A light dinner followed in the Spa Cafe where Head Chef, David Mulder, served a refreshing tasting menu of spa favorites. This was by far my favorite meal of the weekend because it was well thought out with a variety of flavors, the ingredients all looked and tasted super fresh and the presentation was artful. The first course was a medley of two goat cheeses and a sheep’s cheese with some berries little toasts and a house made pear butter to balance the tartness of the cheeses. Next Chilled Melon Soup (watermelon,feta cheese and mint oil), an Asheville Artisan salad of baby lettuce, cherry tomatoes, english cucumbers, herbed artichoke hearts, greek olives, house basil vinaigrette, and a Grilled Vegetable and Hummus Wrap (grilled portabello, zucchini, squash, and roasted red peppers with hummus- mine was wrapped in cucumber strips) and Pecan and Caramel Creme Brûlée were all served on the same plate in charming little servings. The flavors in all of these dishes were balanced and interesting without being overpowering. The Melon Soup was a particular favorite, the feta provided some texture and saltiness to balance the sweet melon and the mint oil added a warmth and lusciousness to the texture of a usually watery type concoction. Light, healthy and tasty- what more could one want for spa food?
The next day I returned to the spa to sample the specially made by La Belge Chocolatier house chocolates (which are given out following manicures and pedicures) and for an Aura Imaging, a service I have never seen in another spa.
Four chocolate discs, one white, one dark and two milk were carefully packaged in a light green round box tied with a gold bow. The presentation was lovely and is sure to make the receiver feel appreciated. The chocolate was of excellent smooth melt-to the-touch consistency but a bit too sweet for my palate.
I did not get the actual Color light treatment described below (from the online spa brochure), but I did have a picture of my aura taken with a special camera.
Actual treatment description:
COLOR & LIGHT WRAP WITH AURA IMAGING
We begin with our special light-sensitive photography, identifying your particular aura. That’s followed by soothing exfoliation and a detoxifying clay body wrap, during which music, light, heat and aromatherapies work to achieve balance and harmony. Once complete, we take a second aura photo to show you the results. The before and after images are yours to keep.
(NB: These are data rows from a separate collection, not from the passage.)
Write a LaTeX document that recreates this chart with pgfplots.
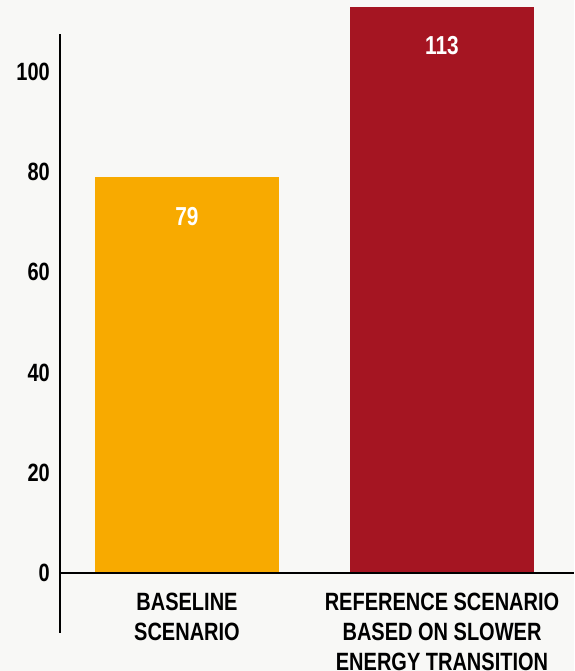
\documentclass[border=0pt]{standalone}
\usepackage{pgfplots}
\pgfplotsset{compat=1.18}
\usepackage{fontspec}
\setmainfont{Liberation Sans}[FakeStretch=0.8]
\definecolor{bg}{HTML}{F8F8F6}
\definecolor{orangebar}{HTML}{F8AA00}
\definecolor{redbar}{HTML}{A51522}
\begin{document}
\begin{tikzpicture}
\fill[bg] (0,0) rectangle (574pt,671pt);
\begin{axis}[
  at={(60pt,38pt)}, anchor=south west,
  scale only axis,
  width=514pt, height=633pt,
  xmin=-0.498, xmax=1.5176,
  ymin=-12, ymax=114.35,
  clip=false,
  axis line style={draw=none},
  tick style={draw=none},
  /pgf/number format/assume math mode=true,
  ytick={0,20,40,60,80,100},
  xtick={0,1},
  xticklabels={{BASELINE\\SCENARIO},{REFERENCE SCENARIO\\BASED ON SLOWER\\ENERGY TRANSITION}},
  font=\fontsize{25}{30}\selectfont\bfseries,
  yticklabel style={anchor=east, inner sep=0pt, xshift=-10pt, font=\fontsize{25}{30}\selectfont\bfseries},
  xticklabel style={anchor=north, inner sep=0pt, yshift=44pt, align=center, font=\fontsize{25}{30}\selectfont\bfseries},
  ybar, bar width=184pt, bar shift=0pt,
  nodes near coords,
  nodes near coords style={anchor=center, yshift=-39pt, text=white, font=\fontsize{26}{30}\selectfont\bfseries},
]
\addplot[fill=orangebar, draw=none] coordinates {(0,79)};
\addplot[fill=redbar, draw=none] coordinates {(1,113)};
\draw[line width=2.3pt, black] (axis cs:-0.498,-12) -- (axis cs:-0.498,107.6);
\draw[line width=2.3pt, black] (axis cs:-0.498,0) -- (axis cs:1.5176,0);
\end{axis}
\pgfresetboundingbox
\useasboundingbox (0,0) rectangle (574pt,671pt);
\end{tikzpicture}
\end{document}
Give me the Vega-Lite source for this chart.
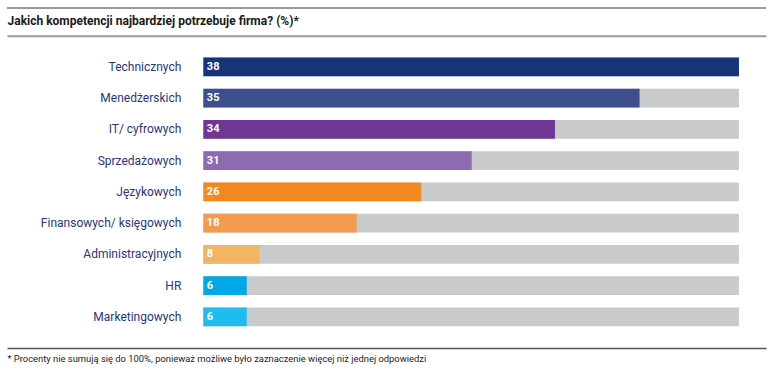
{
  "$schema": "https://vega.github.io/schema/vega-lite/v6.json",
  "width": 759,
  "height": 331.25,
  "autosize": {"type": "none"},
  "padding": {"left": 7, "top": 8, "right": 12, "bottom": 32.75},
  "background": "white",
  "config": {
    "font": "Roboto",
    "view": {"stroke": "#9a9a9a", "strokeWidth": 2, "strokeDash": [759, 3000]}
  },
  "data": {
    "values": [
      {"skill": "Technicznych", "pct": 38, "bar_value": 38},
      {"skill": "Menedżerskich", "pct": 35, "bar_value": 30.95},
      {"skill": "IT/ cyfrowych", "pct": 34, "bar_value": 24.95},
      {"skill": "Sprzedażowych", "pct": 31, "bar_value": 19.04},
      {"skill": "Językowych", "pct": 26, "bar_value": 15.46},
      {"skill": "Finansowych/ księgowych", "pct": 18, "bar_value": 10.88},
      {"skill": "Administracyjnych", "pct": 8, "bar_value": 3.97},
      {"skill": "HR", "pct": 6, "bar_value": 3.08},
      {"skill": "Marketingowych", "pct": 6, "bar_value": 3.08}
    ]
  },
  "encoding": {
    "y": {
      "field": "skill",
      "type": "nominal",
      "sort": null,
      "scale": {"paddingInner": 0.4, "paddingOuter": 1, "align": 0.791},
      "axis": null
    }
  },
  "resolve": {"axis": {"x": "independent"}},
  "layer": [
    {
      "mark": {"type": "bar", "color": "#c9cacc"},
      "encoding": {
        "x": {
          "datum": 38,
          "type": "quantitative",
          "scale": {"domain": [-13.93, 39.92], "nice": false, "zero": false},
          "axis": {
            "orient": "top",
            "offset": -27.7,
            "domain": true,
            "domainColor": "#9a9a9a",
            "domainWidth": 2,
            "ticks": false,
            "labels": false,
            "grid": false,
            "title": "Jakich kompetencji najbardziej potrzebuje firma? (%)*",
            "titleAnchor": "start",
            "titleFont": "Roboto",
            "titleFontWeight": "bold",
            "titleFontSize": 12,
            "titleColor": "#1a1a1a",
            "titlePadding": 8
          }
        },
        "x2": {"datum": 0}
      }
    },
    {
      "mark": {"type": "bar"},
      "encoding": {
        "x": {
          "field": "bar_value",
          "type": "quantitative",
          "axis": {
            "orient": "bottom",
            "offset": 8.75,
            "domain": true,
            "domainColor": "#555555",
            "domainWidth": 1.5,
            "ticks": false,
            "labels": false,
            "grid": false,
            "title": "* Procenty nie sumują się do 100%, ponieważ możliwe było zaznaczenie więcej niż jednej odpowiedzi",
            "titleAnchor": "start",
            "titleFont": "Roboto",
            "titleFontWeight": "normal",
            "titleFontSize": 9.4,
            "titleColor": "#222222",
            "titlePadding": 6
          }
        },
        "x2": {"datum": 0},
        "color": {
          "field": "skill",
          "type": "nominal",
          "scale": {
            "domain": ["Technicznych", "Menedżerskich", "IT/ cyfrowych", "Sprzedażowych", "Językowych", "Finansowych/ księgowych", "Administracyjnych", "HR", "Marketingowych"],
            "range": ["#15357a", "#3d4f8f", "#6e3795", "#8d6bb1", "#f28a21", "#f49c4e", "#f2b563", "#00a8e8", "#1dbdef"]
          },
          "legend": null
        }
      }
    },
    {
      "mark": {"type": "text", "align": "right", "baseline": "middle", "dx": -22, "fontSize": 12, "color": "#283580"},
      "encoding": {
        "x": {"datum": 0, "type": "quantitative", "axis": null},
        "text": {"field": "skill"}
      }
    },
    {
      "mark": {"type": "text", "align": "left", "baseline": "middle", "dx": 3.5, "fontSize": 11, "fontWeight": "bold", "color": "white"},
      "encoding": {
        "x": {"datum": 0, "type": "quantitative", "axis": null},
        "text": {"field": "pct"}
      }
    }
  ]
}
I thought this was totally cool and now that I am beginning to deepen my study of Ayurveda and how your mood and health are affected by the stimulus encountered by all five senses I think this would be a worthy spa experience to try. The colors that radiate from us in the form of an aura reflect what is going on with out seven Chakras or Energy Centers. Each color and where it manifests in your aura has a meaning. In order to photograph one’s aura, a special polaroid camera is used and somehow connected to two hand shaped pads on which the subjects hands rest.
Mine had lots or yellow, orange and red with a little violet and green. Basically, I was told by the interpreter, that I am creative, wise, self sufficient, direct, passionate, ambitious, warm, confident, artistic, expressive and desire success and fullness of experience.
Who knew, right?
I adored my visit to The Spa at the Grove Park Inn Resort and have already recommended it to friends. I loved the spaciousness of it, the integration of the elements and the options for use. It is definitely worth a visit.